Que tenemos que morirnos es una realidad como un templo. Decía Hemingway que a Dios le debemos una muerte. Es una forma brusca de decirlo, pero a ver quién se la rebate. A nadie le gusta morirse, y menos ver morir a quien se quiere, y este padecimiento tampoco es ajeno a ningún mortal. Los sacerdotes estamos acostumbrados a que nuestra vida linde con la muerte, ya que somos testigos privilegiados de los primeros pasos del hombre, y por eso bautizamos su vida, y acompañamos también sus etapas finales. Ayer me decía un nonagenario si era pecado haberle dicho a Dios que estaba cansado de seguir con vida, me lo decía mirándome con pesadumbre. Le dije que no, que la vida es muy larga y a veces más larga y más abrupta de lo que imaginamos, pero que no perdiera nunca la presencia del Señor, porque lo peor de todo es el desasosiego.

¿Cuándo vamos a morirnos?, pues no sabemos, que en lo esencial vamos escasos de información. Se pregunta el joven, ¿quién será la mujer con la que compartiré mi vida?, pues tampoco lo sabe, porque en la vida y en la muerte más que elegir las cosas importantes, somos alcanzados por ellas. Por eso no podemos ir de sobrados y listos, que la humildad es más sabia para encauzarse que toda la carga de datos.

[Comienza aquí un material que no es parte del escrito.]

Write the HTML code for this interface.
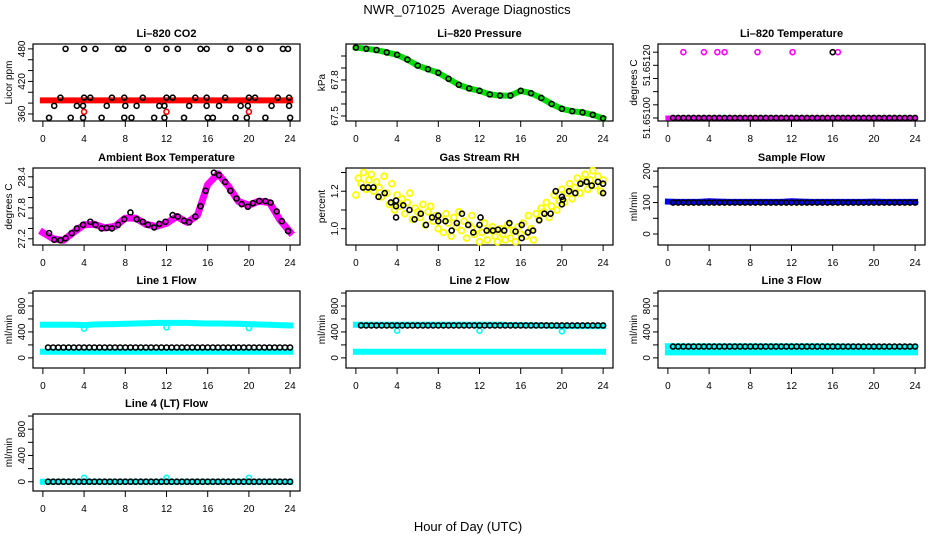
<!DOCTYPE html>
<html><head><meta charset="utf-8"><style>
html,body{margin:0;padding:0;background:#fff;}
svg{display:block;font-family:"Liberation Sans",Arial,sans-serif;}
</style></head><body>
<svg id="chart" width="936" height="540" viewBox="0 0 936 540" xmlns="http://www.w3.org/2000/svg">
<text x="467" y="14" text-anchor="middle" font-size="13" style="white-space:pre">NWR_071025&#160; Average Diagnostics</text>
<text x="468" y="531" text-anchor="middle" font-size="13">Hour of Day (UTC)</text>
</svg>
<script>
// ---------- shared data ----------
const xTicks = [0,4,8,12,16,20,24];
const hours = [0,1,2,3,4,5,6,7,8,9,10,11,12,13,14,15,16,17,18,19,20,21,22,23,24];
const halfHours = [0.5,1,1.5,2,2.5,3,3.5,4,4.5,5,5.5,6,6.5,7,7.5,8,8.5,9,9.5,10,10.5,11,11.5,12,12.5,13,13.5,14,14.5,15,15.5,16,16.5,17,17.5,18,18.5,19,19.5,20,20.5,21,21.5,22,22.5,23,23.5,24];

// CO2
const co2BandValues = [385,385,385,385,385,385,385,385,385,385,385,385,385,385,385,385,385,385,385,385,385,385,385,385,385];
const co2RedOutTimes = [4,12,20];
const co2RedOutValues = [364,364,364];
const co2BlackTimes = [2.2,4.0,5.1,7.3,7.8,10.2,12.0,13.1,15.3,15.9,18.2,20.0,21.1,23.3,23.8,
 1.7,4.0,4.6,6.7,7.9,9.7,12.0,12.6,14.8,15.9,17.7,20.0,20.6,22.8,23.9,
 1.1,3.3,3.9,6.2,8.0,9.1,11.3,11.8,14.2,15.9,17.1,19.2,19.9,22.2,23.9,
 0.6,2.7,3.9,5.7,7.9,8.6,10.8,11.8,13.7,16.0,16.5,18.7,19.8,21.6,24.0];
const co2BlackValues = [480,480,480,480,480,480,480,480,480,480,480,480,480,480,480,
 390,390,390,390,390,390,390,390,390,390,390,390,390,390,390,
 375,375,375,375,375,375,375,375,375,375,375,375,375,375,375,
 353,353,353,353,353,353,353,353,353,353,353,353,353,353,353];

// Pressure
const pressValues = [68.07,68.06,68.05,68.03,68.01,67.97,67.92,67.89,67.86,67.81,67.76,67.73,67.71,67.68,67.67,67.67,67.71,67.69,67.65,67.60,67.56,67.54,67.53,67.51,67.48];

// Li-820 temperature
const ltempBandValues = [51.651,51.651,51.651,51.651,51.651,51.651,51.651,51.651,51.651,51.651,51.651,51.651,51.651,51.651,51.651,51.651,51.651,51.651,51.651,51.651,51.651,51.651,51.651,51.651,51.651];
const ltempHighTimes = [1.5,3.5,4.8,5.5,8.7,12.1,16.5];
const ltempHighValues = [51.65125,51.65125,51.65125,51.65125,51.65125,51.65125,51.65125];
const ltempBlackHighTimes = [16.0];
const ltempBlackHighValues = [51.65125];
const ltempBlackValue = 51.651;

// Ambient box temperature
const ambBandValues = [27.32,27.20,27.17,27.33,27.47,27.48,27.41,27.44,27.60,27.60,27.48,27.44,27.50,27.63,27.52,27.65,28.25,28.46,28.22,27.92,27.85,27.93,27.90,27.57,27.33];
const ambBlackTimes = [0.6,1.1,1.7,2.2,2.8,3.3,3.9,4.6,5.1,5.7,6.2,6.7,7.3,7.9,8.5,9.1,9.7,10.2,10.8,11.3,11.9,12.6,13.1,13.7,14.2,14.8,15.3,15.8,16.6,17.1,17.7,18.2,18.8,19.3,19.9,20.4,21.0,21.6,22.1,22.7,23.2,23.8];
const ambBlackValues = [27.31,27.18,27.17,27.21,27.31,27.40,27.47,27.53,27.47,27.40,27.41,27.40,27.47,27.58,27.71,27.58,27.53,27.47,27.42,27.49,27.53,27.66,27.63,27.55,27.52,27.63,27.83,28.13,28.48,28.43,28.30,28.13,27.98,27.87,27.82,27.89,27.93,27.93,27.90,27.73,27.54,27.35];

// Gas stream RH (yellow every 0.25 h)
const rhYellowValues = [1.18,1.27,1.24,1.30,1.21,1.26,1.29,1.20,1.25,
 1.22,1.17,1.28,1.19,1.13,1.24,1.10,1.18,
 1.12,1.16,1.08,1.14,1.19,1.05,1.11,1.09,
 1.06,1.13,1.02,1.09,1.12,1.04,1.07,1.00,
 1.05,0.98,1.08,1.03,0.96,1.06,1.01,1.09,
 0.99,1.04,0.95,1.02,1.07,0.97,1.00,0.93,
 0.98,1.03,0.94,0.99,1.01,0.96,0.93,1.00,
 0.97,0.94,1.02,0.95,0.99,0.93,1.01,0.97,
 1.03,0.96,1.07,1.00,0.94,1.08,1.05,1.11,
 1.09,1.14,1.06,1.12,1.18,1.10,1.15,1.21,
 1.14,1.19,1.24,1.16,1.22,1.27,1.19,1.25,
 1.29,1.21,1.26,1.31,1.23,1.28,1.20,1.26];
const rhBlackTimes = [0.7,1.2,1.7,2.2,2.8,3.4,3.9,3.9,3.9,4.6,5.2,5.7,6.3,6.8,7.4,8.0,8.0,8.7,9.3,9.8,10.3,10.9,11.4,12.0,12.1,12.7,13.3,13.8,14.4,14.9,15.5,16.1,16.1,16.7,17.2,17.8,18.3,18.9,19.4,20.0,20.0,20.1,20.7,21.3,21.8,22.4,22.9,23.5,24.0,24.0];
const rhBlackValues = [1.22,1.22,1.22,1.17,1.19,1.14,1.15,1.12,1.06,1.125,1.10,1.05,1.08,1.02,1.06,1.07,1.04,1.04,0.99,1.03,1.08,1.02,0.98,1.02,1.06,0.99,0.99,0.995,0.99,1.03,0.985,1.02,0.95,0.98,0.99,1.045,1.08,1.08,1.20,1.17,1.13,1.155,1.20,1.19,1.24,1.25,1.23,1.25,1.24,1.19];

// Flows
const sampleBandValues = [103,102,102,102,104,103,102,102,102,102,102,102,104,103,102,102,102,102,102,102,103,102,102,102,102];
const sampleBlackValue = 100;
const line1UpperValues = [510,510,510,512,505,515,518,520,525,530,535,540,540,540,540,535,530,530,528,525,520,515,510,505,500];
const line1LowerValues = [95,95,95,95,95,95,95,95,95,95,95,95,95,95,95,95,95,95,95,95,95,95,95,95,95];
const line1OutTimes = [4,12,20];
const line1OutValues = [450,470,460];
const line1BlackValue = 160;
const line2UpperValues = [510,510,510,510,510,510,510,510,510,510,510,510,510,510,510,505,505,500,500,495,490,490,490,490,490];
const line2LowerValues = [95,95,95,95,95,95,95,95,95,95,95,95,95,95,95,95,95,95,95,95,95,95,95,95,95];
const line2OutTimes = [4,12,20];
const line2OutValues = [420,420,410];
const line2BlackValue = 500;
const line3UpperValues = [180,180,180,180,180,180,180,180,180,180,180,180,180,180,180,180,180,175,175,170,170,170,170,170,170];
const line3LowerValues = [85,85,85,85,85,85,85,85,85,85,85,85,85,85,85,85,85,85,85,85,85,85,85,85,85];
const line3BlackValue = 175;
const line4BandValues = [0,0,0,0,0,0,0,0,0,0,0,0,0,0,0,0,0,0,0,0,0,0,0,0,0];
const line4OutTimes = [4,12,20];
const line4OutValues = [60,60,60];
const line4BlackValue = 0;
const flowTicks = [0,200,400,600,800,1000];
const flowLabels = ["0","","400","","800",""];

// ---------- rendering ----------
const NS = "http://www.w3.org/2000/svg";
const svg = document.getElementById("chart");
const colX = [33, 346, 658];
const rowY = [44, 168, 291, 414];
const W = 267, H = 77;
const XLO = -0.96, XHI = 24.96;

function mk(tag, attrs, parent){
  const e = document.createElementNS(NS, tag);
  for (const k in attrs) e.setAttribute(k, attrs[k]);
  (parent||svg).appendChild(e);
  return e;
}
function makePanel(name, col, row, ylo, yhi, yticks, ylabels, title, ytitle, showXLabels){
  const x0 = colX[col], y0 = rowY[row];
  const g = mk("g", {});
  
  
  const p = {
    g,
    sx: h => x0 + (h - XLO) / (XHI - XLO) * W,
    sy: v => y0 + H - (v - ylo) / (yhi - ylo) * H
  };
  const t = mk("text", {x: x0 + W/2, y: y0 - 7, "text-anchor": "middle", "font-size": "11", "font-weight": "bold"}, g);
  t.textContent = title;
  
  
  const yt = mk("text", {transform: `translate(${x0-21},${y0+H/2}) rotate(-90)`, "text-anchor": "middle", "font-size": "10"}, g);
  yt.textContent = ytitle;
  
  
  yticks.forEach((v,i) => {
    const y = p.sy(v);
    mk("line", {x1: x0-5, x2: x0, y1: y, y2: y, stroke: "#000", "stroke-width": 1}, g);
    if (ylabels[i]) {
      const lt = mk("text", {transform: `translate(${x0-8},${y}) rotate(-90)`, "text-anchor": "middle", "font-size": "10"}, g);
      lt.textContent = ylabels[i];
      
      
    }
  });
  xTicks.forEach(h => {
    const x = p.sx(h);
    mk("line", {x1: x, x2: x, y1: y0+H, y2: y0+H+6, stroke: "#000", "stroke-width": 1}, g);
    if (showXLabels) {
      const xt = mk("text", {x: x, y: y0+H+21, "text-anchor": "middle", "font-size": "10"}, g);
      xt.textContent = String(h);
      
      
    }
  });
  const box = mk("rect", {x: x0, y: y0, width: W, height: H, fill: "none", stroke: "#000", "stroke-width": 1.2}, g);
  
  
  return p;
}
function band(p, times, values, color, width, name){
  const pts = times.map((h,i) => p.sx(h).toFixed(1) + "," + p.sy(values[i]).toFixed(1)).join(" ");
  const pl = mk("polyline", {points: pts, fill: "none", stroke: color, "stroke-width": width, "stroke-linejoin": "round", "stroke-linecap": "square"}, p.g);
  
  
}
function dots(p, times, values, color, name, r, sw){
  times.forEach((h,i) => {
    const c = mk("circle", {cx: p.sx(h), cy: p.sy(values[i]), r: r||2.5, fill: "none", stroke: color, "stroke-width": sw||1.6}, p.g);
    
    
  });
}
function constDots(p, times, value, color, name){
  times.forEach(h => {
    const c = mk("circle", {cx: p.sx(h), cy: p.sy(value), r: 2.5, fill: "none", stroke: color, "stroke-width": 1.6}, p.g);
    
    
  });
}

// CO2
let p = makePanel("co2", 0, 0, 347, 489, [360,380,400,420,440,460,480], ["360","","","420","","","480"], "Li\u2013820 CO2", "Licor ppm", true);
band(p, hours, co2BandValues, "#ff0000", 6, "co2-red-band");
dots(p, co2RedOutTimes, co2RedOutValues, "#ff0000", "co2-red-point");
dots(p, co2BlackTimes, co2BlackValues, "#000", "co2-black-point");

// Pressure
p = makePanel("pressure", 1, 0, 67.458, 68.10, [67.5,67.6,67.7,67.8,67.9,68.0], ["67.5","","","67.8","",""], "Li\u2013820 Pressure", "kPa", true);
band(p, hours, pressValues, "#00dd00", 6, "pressure-green-band");
dots(p, hours, pressValues, "#000", "pressure-black-point");

// Li-820 Temperature
p = makePanel("li820-temp", 2, 0, 51.6509885, 51.651281, [51.651,51.65105,51.6511,51.65115,51.6512,51.65125], ["51.65100","","","","51.65120",""], "Li\u2013820 Temperature", "degrees C", true);
band(p, hours, ltempBandValues, "#ff00ff", 5, "li820-temp-magenta-band");
dots(p, ltempHighTimes, ltempHighValues, "#ff00ff", "li820-temp-magenta-point");
dots(p, ltempBlackHighTimes, ltempBlackHighValues, "#000", "li820-temp-black-point");
constDots(p, halfHours, ltempBlackValue, "#000", "li820-temp-black-point");

// Ambient Box Temperature
p = makePanel("ambient-temp", 0, 1, 27.08, 28.57, [27.2,27.4,27.6,27.8,28.0,28.2,28.4], ["27.2","","","27.8","","","28.4"], "Ambient Box Temperature", "degrees C", true);
band(p, hours, ambBandValues, "#ff00ff", 7, "ambient-temp-magenta-band");
dots(p, ambBlackTimes, ambBlackValues, "#000", "ambient-temp-black-point");

// Gas Stream RH
p = makePanel("gas-rh", 1, 1, 0.913, 1.324, [1.0,1.1,1.2,1.3], ["1.0","","1.2",""], "Gas Stream RH", "percent", true);
const rhTimes = rhYellowValues.map((v,i) => i * 0.25);
dots(p, rhTimes, rhYellowValues, "#ffff00", "gas-rh-yellow-point", 2.9, 1.9);
dots(p, rhBlackTimes, rhBlackValues, "#000", "gas-rh-black-point");

// Sample Flow
p = makePanel("sample-flow", 2, 1, -35, 210, [0,50,100,150,200], ["0","","100","","200"], "Sample Flow", "ml/min", true);
band(p, hours, sampleBandValues, "#0000ff", 6, "sample-flow-blue-band");
constDots(p, halfHours, sampleBlackValue, "#000", "sample-flow-black-point");

// Line 1
p = makePanel("line1-flow", 0, 2, -156, 1031, flowTicks, flowLabels, "Line 1 Flow", "ml/min", true);
band(p, hours, line1UpperValues, "#00ffff", 6, "line1-cyan-upper-band");
band(p, hours, line1LowerValues, "#00ffff", 6, "line1-cyan-lower-band");
dots(p, line1OutTimes, line1OutValues, "#00ffff", "line1-cyan-point");
constDots(p, halfHours, line1BlackValue, "#000", "line1-black-point");

// Line 2
p = makePanel("line2-flow", 1, 2, -156, 1031, flowTicks, flowLabels, "Line 2 Flow", "ml/min", true);
band(p, hours, line2UpperValues, "#00ffff", 6, "line2-cyan-upper-band");
band(p, hours, line2LowerValues, "#00ffff", 6, "line2-cyan-lower-band");
dots(p, line2OutTimes, line2OutValues, "#00ffff", "line2-cyan-point");
constDots(p, halfHours, line2BlackValue, "#000", "line2-black-point");

// Line 3
p = makePanel("line3-flow", 2, 2, -156, 1031, flowTicks, flowLabels, "Line 3 Flow", "ml/min", true);
band(p, hours, line3UpperValues, "#00ffff", 6, "line3-cyan-upper-band");
band(p, hours, line3LowerValues, "#00ffff", 6, "line3-cyan-lower-band");
constDots(p, halfHours, line3BlackValue, "#000", "line3-black-point");

// Line 4
p = makePanel("line4-flow", 0, 3, -141, 1031, flowTicks, flowLabels, "Line 4 (LT) Flow", "ml/min", true);
band(p, hours, line4BandValues, "#00ffff", 6, "line4-cyan-band");
dots(p, line4OutTimes, line4OutValues, "#00ffff", "line4-cyan-point");
constDots(p, halfHours, line4BlackValue, "#000", "line4-black-point");
</script>
</body></html>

Sabemos que la muerte es contraria a Dios, San Pablo dice que será el ultimo enemigo que el Señor batirá. Dios no quiere que el hombre se muera, sino que “se salve”, qué verbo tan diferente. Por eso, cuando las células dejan de funcionar o un accidente de tráfico parte en dos nuestra existencia, o el final de la vejez nos cierra la vida con su sombra, también acude Dios a llamarnos. Es decir, no sólo le llega la última hora al hombre caduco, sino que también llega Dios, y ése es el gran alivio. Por eso la liturgia, que es muy sabia, dice, “te pedimos por N, a quien llamaste de este mundo a tu presencia”. Dios aprovecha la calamidad de tener que morirnos para citarnos ante Él.

Lo primero que hago cuando me entero de la muerte de algún familiar o amigo, es imaginar qué estará sucediendo en ese encuentro. La madre cuya hija se ha ido de viaje de luna de miel con su marido, le ha advertido que le mande todas las fotos que pueda, porque también ella quiere hacer el itinerario emocional de su hija. Los que no vemos el otro lado del bordado de la existencia, deberíamos saber que quienes han hecho ya el último viaje andan en encuentros con Dios, y esto no es un consuelo de beatas sino la verdad que nos mantiene alegres mientras vivimos. Gracias a la conversación que el Señor mantuvo con el buen ladrón, la muerte ha perdido su careta de fantoche. Sabemos que al final ya no habrá polvo y ceniza, sino un encuentro amoroso sin fecha de caducidad Entonces se acabó la frase primera de Hemingway: Dios no nos debe una muerte, nos propone esa gran vida que anhelamos.